How can I summarize and reuse a complex dataset
How can I re-use a single complex dataset across a number of tables? The dataset has a number of computed columns that needs to be reported both in detail and in summary. Here's a very simplified example dataset: is_food sale_association food_type total_sold total_associations percent_total 1 Before Movie Popcorn 50 3 x BirtMath.safeDivide(...) 0 Before Movie Soda 10 2 x BirtMath.safeDivide(...) 1 During Movie Jujubee 10 1 x BirtMath.safeDivide(...) 0 After Movie Soda 15 2 x BirtMath.safeDivide(...) From this one dataset, I'd want to create a detailed summary of all food types while rolling up non food (using the 'is_food' column), another summary of all food types, another detailed summary of food with rolled up non-food by sale_association, etc. etc. The report would also contain a number of percentages (6 in the most complex table) that need to be calculated (some across a row, others across all rows in a given group), all of which can have a zero value for the denominator and so need to be guarded against with safeDivide (which is a PITA to do in the source SQL query which itself is doing aggregation -- checking for divide by zero when both the numerator and denominator are sums leads to hairy queries). Obviously I can do this by focusing the() SQL query as appropriate, but it seems like a waste of time and effort to create 12 or 15 queries that are very similar when I've already managed to create the monster query for the most detailed table. What doesn't seem straightforward is how to perform the rollups in a table. I managed to hack something together by hiding rows that would later be summed up (e.g. "is_food == 0" in the example) and then creating custom data bindings that are displayed in a footer row. Not only does it feel like a hack, it also interferes with the ability to naturally order rows. Again, going back to the example, if I was ordering by total_sold and summarizing rows with is_food == 0, the natural order should be Popcorn, Non-food, Jujubee. There's nothing in the BIRT wiki about this, nor does "BIRT: A Field Guide, 3rd E." really delve into the topic.

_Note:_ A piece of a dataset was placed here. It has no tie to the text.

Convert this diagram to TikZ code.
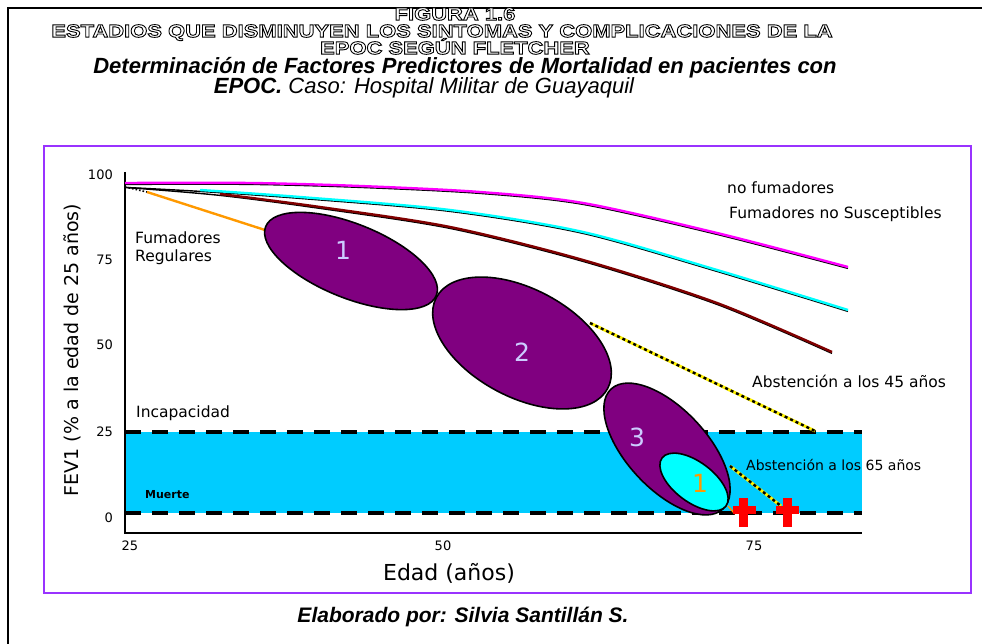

This seems like a fairly open-ended question (although I agree that re-using a single dataset makes much more sense than having multiple queries retrieving the same data in slightly different ways). A few general suggestions: Use the most detailed version of the data required as a common dataset for each BIRT report item (typically BIRT tables) Where summary-only level reporting is required, add groups to the BIRT table at the desired level, add data items as required to the group headers/footers and delete the detail level row(s) from the BIRT table. Where detail-level reporting is required in some cases (eg. for food items but not for non-food items), add groups to the BIRT table as above, and set the visibility of the detail row (in Property Editor - Properties - Visibility) to check Hide Element, then specify the appropriate expression to suppress the non-required rows (non-food items, in this example). Aggregations (ie. summary expressions) can be added to tables by selecting the whole table, selecting the Binding tab within the Property Editor and clicking the Add Aggregation... button.